From Beliefnet
In "Flannery O'Connor: Hermit Novelist," Richard Giannone, who teaches English at Fordham University, places O'Connor's spiritual and theological perspective alongside the ancient ascetic traditions of the fourth, fifth, and sixth century Egyptian desert. This approach, though carried out in rather academic prose, illuminates O'Connor's bleak world and makes "Hermit Novelist" a very useful book....
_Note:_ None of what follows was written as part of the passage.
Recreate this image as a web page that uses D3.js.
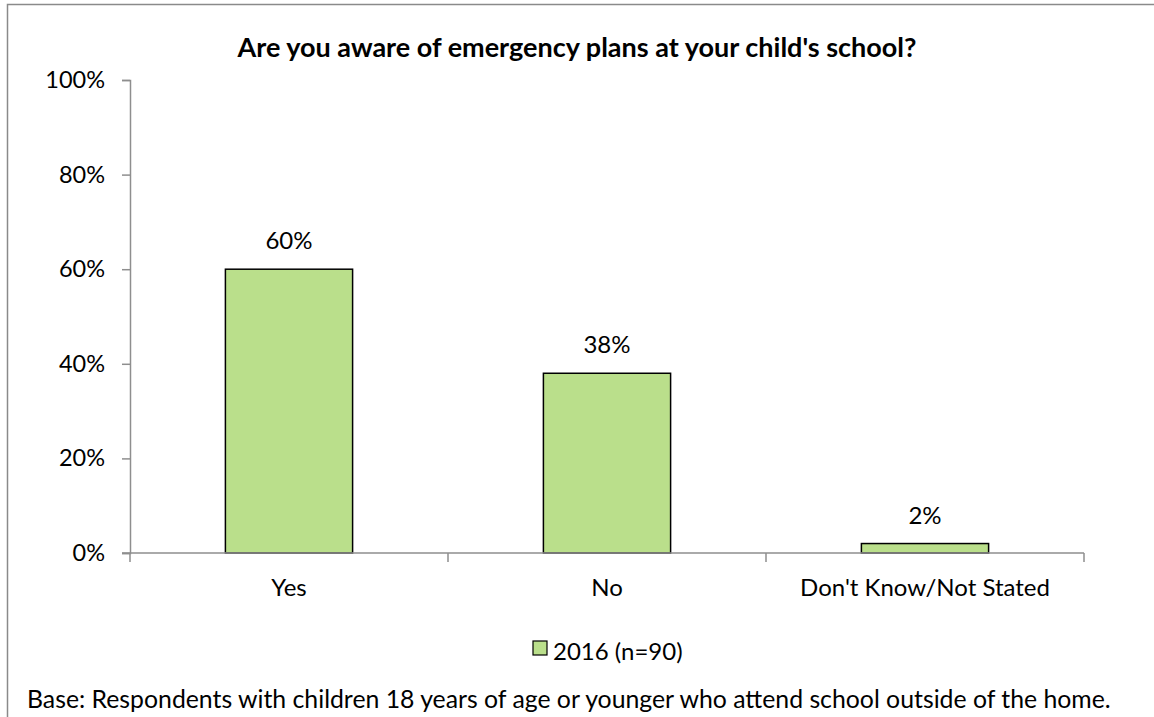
<!DOCTYPE html>
<html><head><meta charset="utf-8">
<script src="https://cdn.jsdelivr.net/npm/d3@7"></script>
<style>
html,body{margin:0;padding:0;background:#fff;}
svg{display:block;font-family:Lato,"Open Sans",sans-serif;}
</style></head>
<body>
<svg id="c" width="1154" height="717"></svg>
<script>
const categories = ["Yes", "No", "Don't Know/Not Stated"];
const values = [60, 38, 2];
const yTicks = [0, 20, 40, 60, 80, 100];
const seriesName = "2016 (n=90)";
const title = "Are you aware of emergency plans at your child's school?";
const footnote = "Base: Respondents with children 18 years of age or younger who attend school outside of the home.";

const svg = d3.select("#c");
const W = 1154, H = 717;
const m = {left:130, right:1084, top:80, bottom:553};
const axisColor = "#8e8e8e";
const barFill = "#badf8b";
const fs = 24;

// frame
svg.append("path").attr("d", `M7.5,${H} V4.5 H${W}`).attr("fill","none").attr("stroke","#8a8a8a").attr("stroke-width",1.5);

const x = d3.scaleBand().domain(categories).range([m.left, m.right]).padding(0);
const y = d3.scaleLinear().domain([0,100]).range([m.bottom, m.top]);

// title
svg.append("text").attr("x", 577).attr("y", 57)
  .attr("text-anchor","middle").attr("font-weight","bold").attr("font-size",27).text(title);

// y axis
const yAxis = d3.axisLeft(y).tickValues(yTicks).tickFormat(d => d + "%").tickSize(8).tickPadding(17);
const gy = svg.append("g").attr("transform",`translate(${m.left},0)`).call(yAxis);
gy.select(".domain").attr("stroke",axisColor).attr("stroke-width",1.5);
gy.selectAll(".tick line").attr("stroke",axisColor).attr("stroke-width",1.5);
gy.selectAll(".tick text").attr("font-size",23.5).attr("fill","#000").attr("font-family","Lato");

// bars
const bw = x.bandwidth()*0.4;
svg.append("g").selectAll("rect").data(values).join("rect")
  .attr("x",(d,i)=>x(categories[i]) + x.bandwidth()/2 - bw/2)
  .attr("y",d=>y(d))
  .attr("width",bw)
  .attr("height",d=>y(0)-y(d))
  .attr("fill",barFill).attr("stroke","#000").attr("stroke-width",1.5);

// x axis
const xAxis = d3.axisBottom(x).tickSize(0).tickPadding(0).tickFormat(()=> "");
const gx = svg.append("g").attr("transform",`translate(0,${m.bottom})`).call(xAxis);
gx.select(".domain").remove();
gx.append("line").attr("x1",m.left-8).attr("x2",m.right).attr("y1",0).attr("y2",0).attr("stroke",axisColor).attr("stroke-width",1.5);
const bounds = categories.map(c=>x(c)).concat([m.right]);
gx.selectAll("line.bt").data(bounds).join("line").attr("class","bt")
  .attr("x1",d=>d).attr("x2",d=>d).attr("y1",0).attr("y2",9)
  .attr("stroke",axisColor).attr("stroke-width",1.5);
// category labels
svg.append("g").selectAll("text").data(categories).join("text")
  .attr("x",d=>x(d)+x.bandwidth()/2).attr("y",596)
  .attr("text-anchor","middle").attr("font-size",fs).text(d=>d);

// data labels
svg.append("g").selectAll("text").data(values).join("text")
  .attr("x",(d,i)=>x(categories[i])+x.bandwidth()/2).attr("y",d=>y(d)-20)
  .attr("text-anchor","middle").attr("font-size",fs).text(d=>d+"%");

// legend
const lg = svg.append("g");
lg.append("rect").attr("x",533).attr("y",641).attr("width",14).attr("height",14)
  .attr("fill",barFill).attr("stroke","#000").attr("stroke-width",1.2);
lg.append("text").attr("x",553).attr("y",660).attr("font-size",fs).text(seriesName);

// footnote
svg.append("text").attr("x",27).attr("y",708).attr("font-size",24.8).text(footnote);
</script>
</body></html>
By drawing on what O'Connor says, both explicitly and implicitly, about her serious reading of the early monastic Christian ascetic movement, Giannone makes sense of both of these difficulties. O'Connor, Giannone says, employs a "poetics of solitude." The reader is meant to understand that the solitary emotional and moral wasteland in which O'Connor's characters find themselves is the modern equivalent of the desert in which the ancient Christian solitary sought God. As was true for the early Christian teachers, O'Connor's modern parched and hungry "Abbas and Ammas" also seek God without benefit of the luxuries, comforts, and the easy and callous self-deceptions of the self-serving, loveless civilization they emphatically critique. As solitaries, they struggle, as do the monks, against the temptations and illusions of the devil and of their own pride-filled wills, which, in the words of the desert father Abba Poemen, "have become the demons" for them.